Several supermarket chains have pulled Brazilian beef products from shelves after the country's meat-processing giants were found to be linked to the destruction of the world's largest tropical rainforest.
Several European supermarket chains are dropping Brazilian beef products linked to the destruction of the Amazon rainforest and tropical wetland, the US activist group Mighty Earth has said.
Mighty Earth's announcement on Thursday comes after its investigation in partnership with Reporter Brasil, a Brazilian non-government organisation founded by journalists, highlighted links between Sao Paulo manufacturing plants of Brazilian meat-processing giants JBS, Marfrig, and Minerva and deforestation.
Chains such as Carrefour Belgium have committed to pulling from their shelves corned beef, beef jerky, and fresh prime cuts suspected to come from cattle raised in the Amazon and the Pantanal tropical wetlands.
Activists have long criticised the environmental footprint of the global meat industry, blaming it for some two-thirds of global biodiversity loss.
It has also accused meat processing firms of not delivering on promises to end deforestation in their supply chains.

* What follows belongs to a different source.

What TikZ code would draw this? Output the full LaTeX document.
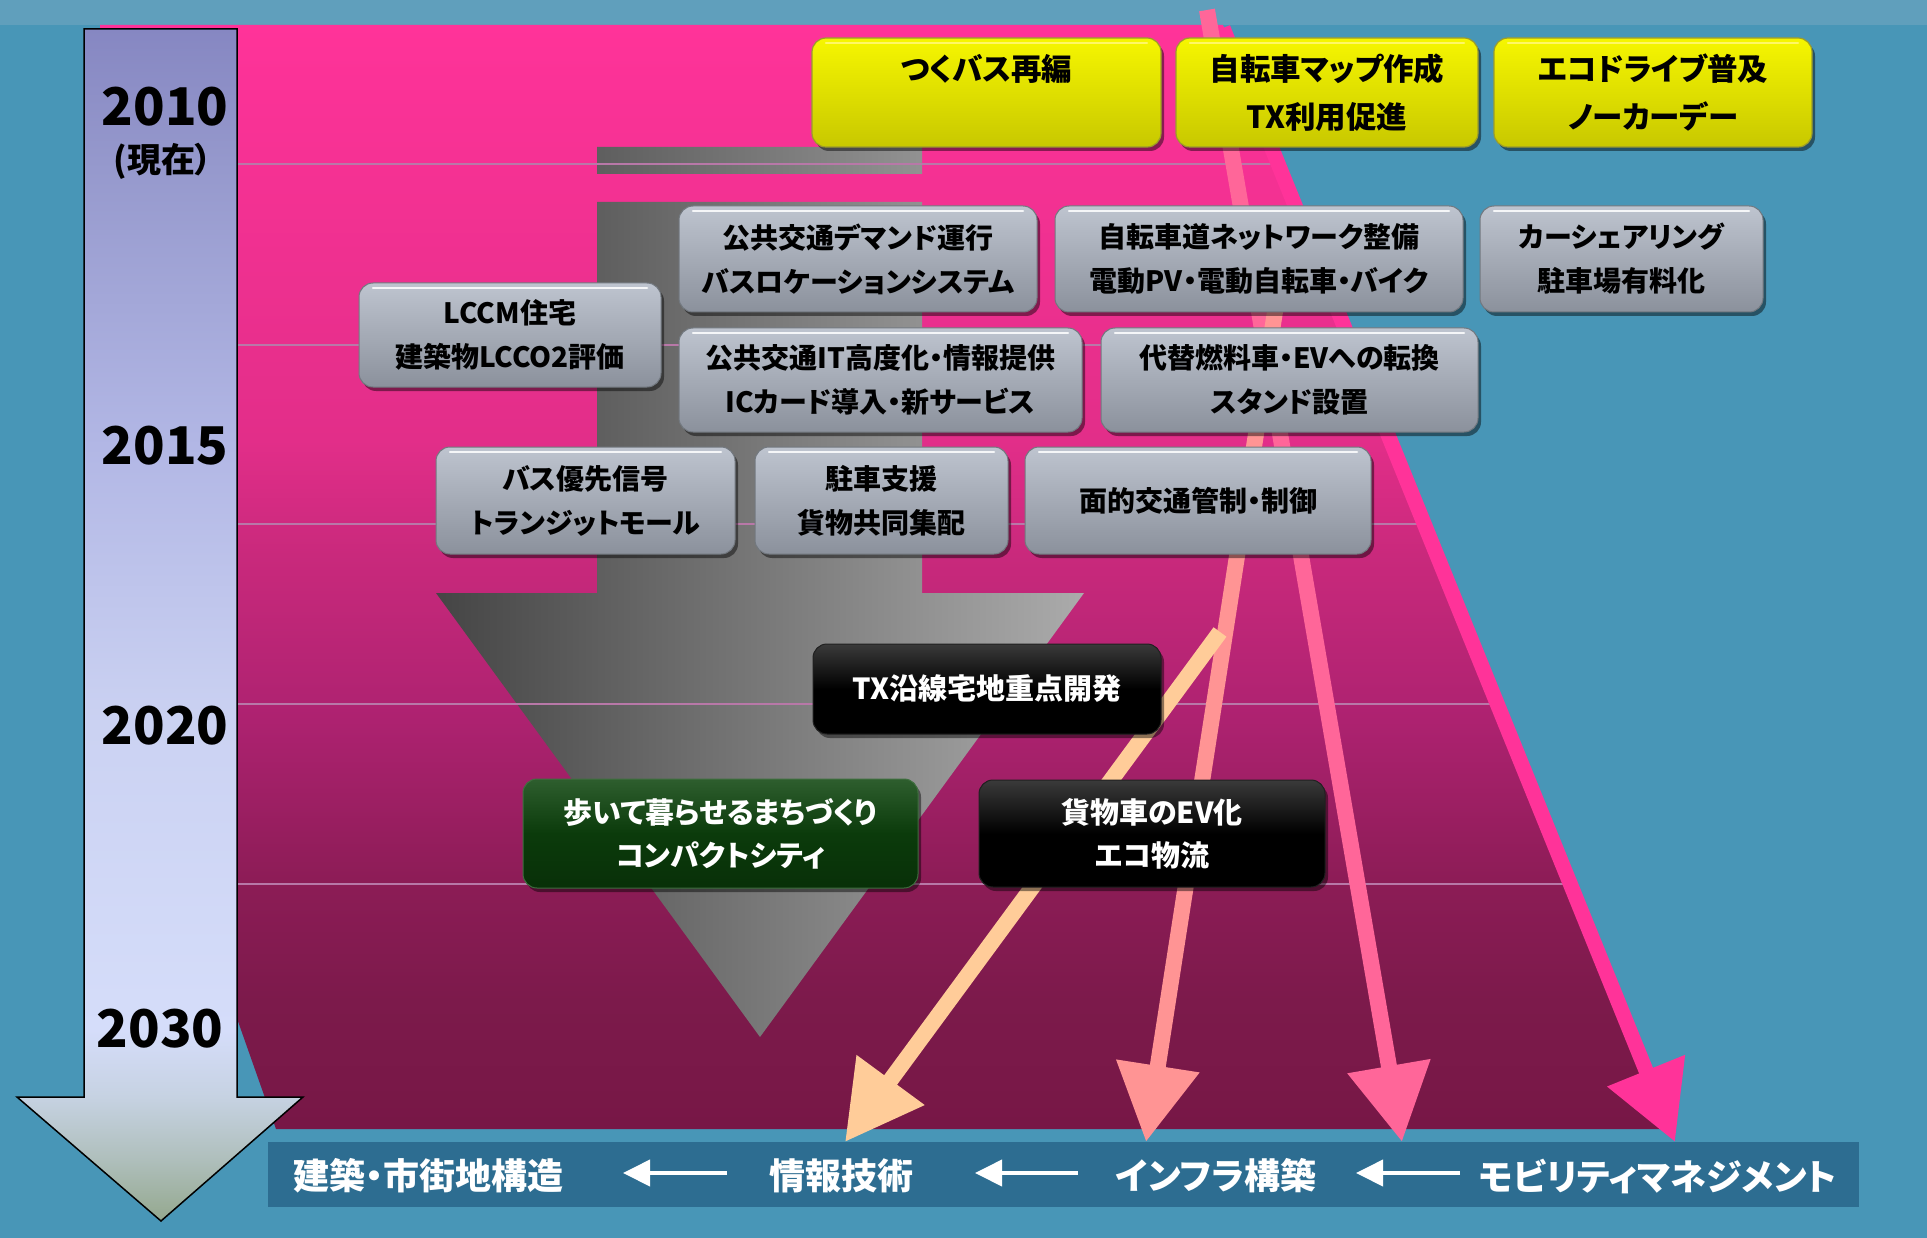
\documentclass[tikz,border=0pt]{standalone}
\usepackage{fontspec}
\setmainfont{Noto Sans CJK JP}[RawFeature=+palt]
\usetikzlibrary{arrows.meta,shadows}

\definecolor{bgblue}{HTML}{4896B7}
\definecolor{topband}{HTML}{609FBC}
\definecolor{bandblue}{HTML}{2D6D91}
\definecolor{pkA}{HTML}{771746}
\definecolor{pkB}{HTML}{7C1A4B}
\definecolor{pkC}{HTML}{8C1C56}
\definecolor{pkD}{HTML}{AD2270}
\definecolor{pkE}{HTML}{C9297C}
\definecolor{pkF}{HTML}{E22E89}
\definecolor{pkG}{HTML}{FF3399}
\definecolor{tlA}{HTML}{94A88E}
\definecolor{tlB}{HTML}{AFBFBC}
\definecolor{tlC}{HTML}{C6D2E2}
\definecolor{tlD}{HTML}{D5DDFA}
\definecolor{tlE}{HTML}{CBD2F2}
\definecolor{tlF}{HTML}{B2B7E5}
\definecolor{tlG}{HTML}{9598CC}
\definecolor{tlH}{HTML}{8687C2}
\definecolor{grayL}{HTML}{454545}
\definecolor{grayR}{HTML}{ABABAB}
\definecolor{yelT}{HTML}{F6F600}
\definecolor{yelB}{HTML}{C8C800}
\definecolor{yelD}{HTML}{9C9C2C}
\definecolor{gryT}{HTML}{BEC4CF}
\definecolor{gryB}{HTML}{8B919C}
\definecolor{gryD}{HTML}{72787F}
\definecolor{blkT}{HTML}{3A3A3A}
\definecolor{blkD}{HTML}{202020}
\definecolor{grnT}{HTML}{2E5E2E}
\definecolor{grnM}{HTML}{0B3B0B}
\definecolor{grnB}{HTML}{083008}
\definecolor{grnD}{HTML}{3F6F3F}
\definecolor{hotpink}{HTML}{FF3399}
\definecolor{pinkarr}{HTML}{FF6699}
\definecolor{salmon}{HTML}{FF9494}
\definecolor{peach}{HTML}{FFCC99}
\definecolor{yrline}{HTML}{B878A8}

\pgfdeclareverticalshading{pinkshade}{100bp}{color(0bp)=(pkA); color(25bp)=(pkA); color(30.8bp)=(pkB); color(36.1bp)=(pkC); color(43.5bp)=(pkD); color(51bp)=(pkE); color(56.2bp)=(pkF); color(75bp)=(pkG); color(100bp)=(pkG)}
\pgfdeclareverticalshading{tlshade}{100bp}{color(0bp)=(tlA); color(25bp)=(tlA); color(27.6bp)=(tlB); color(30.2bp)=(tlC); color(33bp)=(tlD); color(45.8bp)=(tlE); color(57.5bp)=(tlF); color(69.5bp)=(tlG); color(75bp)=(tlH); color(100bp)=(tlH)}

\newcommand\bxfontY{\fontsize{30.5}{48}\selectfont\bfseries}
\newcommand\bxfontG{\fontsize{28}{44}\selectfont\bfseries}
\newcommand\bxfontK{\fontsize{29}{43}\selectfont\bfseries}
\newcommand\yrfont{\fontsize{52}{56}\selectfont\bfseries}
\newcommand\lbfont{\fontsize{36}{40}\selectfont\bfseries}

\tikzset{
  box/.style={rounded corners=14pt, inner sep=0pt, align=center,
    drop shadow={shadow xshift=3pt, shadow yshift=-4pt, opacity=.45, fill=black}},
  hl/.style={path picture={\draw[#1, line width=2.5pt, line cap=round]
      ([xshift=14pt,yshift=-5pt]path picture bounding box.north west) --
      ([xshift=-14pt,yshift=-5pt]path picture bounding box.north east);}},
  ybox/.style={box, top color=yelT, bottom color=yelB, draw=yelD, line width=1.2pt,
    text=black, font=\bxfontY, hl={yellow!60!white}},
  gbox/.style={box, top color=gryT, bottom color=gryB, draw=gryD, line width=1pt,
    text=black, font=\bxfontG, hl={white!85!gryT}},
  kbox/.style={box, top color=blkT, bottom color=black, middle color=black, draw=blkD,
    line width=1pt, text=white, font=\bxfontK},
  grbox/.style={box, top color=grnT, bottom color=grnB, middle color=grnM, draw=grnD,
    line width=1pt, text=white, font=\bxfontK},
  yrlab/.style={font=\yrfont, text=black, inner sep=0pt},
  blab/.style={font=\lbfont, text=white, inner sep=0pt},
  bigarr/.style={line width=16pt, #1, -{Triangle[width=80pt,length=77pt]}},
  warr/.style={white, line width=4pt, -{Triangle[width=26pt,length=27pt]}},
  yrl/.style={yrline, line width=1.2pt},
}

\begin{document}
\begin{tikzpicture}[x=1pt,y=-1pt]
\useasboundingbox (0,0) rectangle (1927,1238);
% background
\fill[bgblue] (0,0) rectangle (1927,1238);
\fill[topband] (0,0) rectangle (1927,25);
% pink region
\shade[shading=pinkshade] (100,25) -- (1223,25) -- (1670,1129) -- (276,1129) -- (234,1010) -- cycle;
% big gray arrow
\shade[left color=grayL, right color=grayR]
  (597,147) rectangle (922,174)
  (597,202) -- (922,202) -- (922,593) -- (1084,593) -- (760,1037) -- (436,593) -- (597,593) -- cycle;
% year lines
\foreach \yy/\xx in {164/1279,345/1352,524/1425,704/1498,884/1571}
  \draw[yrl] (237,\yy) -- (\xx,\yy);
% timeline arrow
\shadedraw[shading=tlshade, draw=black, line width=1.5pt]
  (84,29) -- (237,29) -- (237,1097) -- (303,1097) -- (161,1221) -- (17,1097) -- (84,1097) -- cycle;
\node[yrlab] (y2010) at (165,107) {2010};
\node[font=\fontsize{34}{38}\selectfont\bfseries, inner sep=0pt] (now) at (163,161) {(現在）};
\node[yrlab] (y2015) at (165,446) {2015};
\node[yrlab] (y2020) at (165,726) {2020};
\node[yrlab] (y2030) at (160,1029) {2030};
% bottom band
\fill[bandblue] (268,1142) rectangle (1859,1207);
\node[blab] (L1) at (428,1176) {建築・市街地構造};
\node[blab] (L2) at (841,1176) {情報技術};
\node[blab] (L3) at (1216,1176) {インフラ構築};
\node[blab] (L4) at (1658,1176) {モビリティマネジメント};
\coordinate (w1s) at (727,1173); \coordinate (w1e) at (623,1173);
\coordinate (w2s) at (1078,1173); \coordinate (w2e) at (975,1173);
\coordinate (w3s) at (1460,1173); \coordinate (w3e) at (1356,1173);
\draw[warr] (w1s) -- (w1e);
\draw[warr] (w2s) -- (w2e);
\draw[warr] (w3s) -- (w3e);
% colored arrows
\coordinate (hpS) at (1223,28);  \coordinate (hpE) at (1675,1142);
\coordinate (pkS) at (1207,10);  \coordinate (pkE) at (1402,1142);
\coordinate (saS) at (1283,260); \coordinate (saE) at (1146,1142);
\coordinate (peS) at (1220,632); \coordinate (peE) at (845,1142);
\draw[bigarr=hotpink, line width=15pt] (hpS) -- (hpE);
\draw[bigarr=pinkarr] (pkS) -- (pkE);
\draw[bigarr=salmon] (saS) -- (saE);
\draw[bigarr=peach] (peS) -- (peE);
% yellow boxes
\node[ybox, minimum width=349pt, minimum height=109pt] (yb1) at (986.5,92.5) {つくバス再編\\\phantom{あ}};
\node[ybox, minimum width=302pt, minimum height=109pt] (yb2) at (1327,92.5) {自転車マップ作成\\TX利用促進};
\node[ybox, minimum width=318pt, minimum height=109pt] (yb3) at (1653,92.5) {エコドライブ普及\\ノーカーデー};
% gray boxes
\node[gbox, minimum width=358pt, minimum height=106pt] (gb1) at (858,259) {公共交通デマンド運行\\バスロケーションシステム};
\node[gbox, minimum width=408pt, minimum height=106pt] (gb2) at (1259,259) {自転車道ネットワーク整備\\電動PV・電動自転車・バイク};
\node[gbox, minimum width=283pt, minimum height=106pt] (gb3) at (1621.5,259) {カーシェアリング\\駐車場有料化};
\node[gbox, minimum width=302pt, minimum height=104pt] (gb4) at (510,335) {LCCM住宅\\建築物LCCO2評価};
\node[gbox, minimum width=403pt, minimum height=104pt] (gb5) at (880.5,380) {公共交通IT高度化・情報提供\\ICカード導入・新サービス};
\node[gbox, minimum width=377pt, minimum height=104pt] (gb6) at (1289.5,380) {代替燃料車・EVへの転換\\スタンド設置};
\node[gbox, minimum width=299pt, minimum height=107pt] (gb7) at (585.5,500.5) {バス優先信号\\トランジットモール};
\node[gbox, minimum width=253pt, minimum height=107pt] (gb8) at (881.5,500.5) {駐車支援\\貨物共同集配};
\node[gbox, minimum width=346pt, minimum height=107pt] (gb9) at (1198,500.5) {面的交通管制・制御};
% dark boxes
\node[kbox, minimum width=348pt, minimum height=90pt] (kb1) at (987,689) {TX沿線宅地重点開発};
\node[grbox, minimum width=395pt, minimum height=109pt] (gr1) at (720.5,833.5) {歩いて暮らせるまちづくり\\コンパクトシティ};
\node[kbox, minimum width=346pt, minimum height=107pt] (kb2) at (1152,833.5) {貨物車のEV化\\エコ物流};
\end{tikzpicture}
\end{document}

Carrefour withdrew Jack Link's brand beef jerky, a pledge also made by Belgian supermarket Delhaize, and Auchan of France similarly said it would be removing beef jerky products linked to JBS.
Mighty Earth said other chains including Albert Heijn in the Netherlands, Lidl, Sainsbury's and Princes in Britain were taking similar initiatives.
Murky indirect suppliers
Brazil's top beef exporters defended their environmental records.
JBS, the world's biggest meat company, said it had "no tolerance" for illegal deforestation and had "proactively blocked" more than 14,000 suppliers to date.
However, it acknowledged that "the challenge for JBS, and for the beef cattle supply chain in general, is to guarantee this same control over the suppliers of its suppliers."
It says it is implementing a platform using blockchain technology to eliminate deforestation from its indirect supply chain by 2025.
Brazil has struggled to deal with "cattle laundering," in which ranches that are blacklisted for deforestation illegally sell their animals to "clean" ranches that then sell them to meat-processing companies.
Record Amazon deforestation
The Amazon is the world's largest tropical rainforest.
Deforestation, after falling for several years, has risen since far-right President Jair Bolsonaro came to power in 2019.
Brazil's National Institute for Space Research said last month deforestation had hit a 15-year high this year.
The vast majority of the cleared land is used for cattle ranching.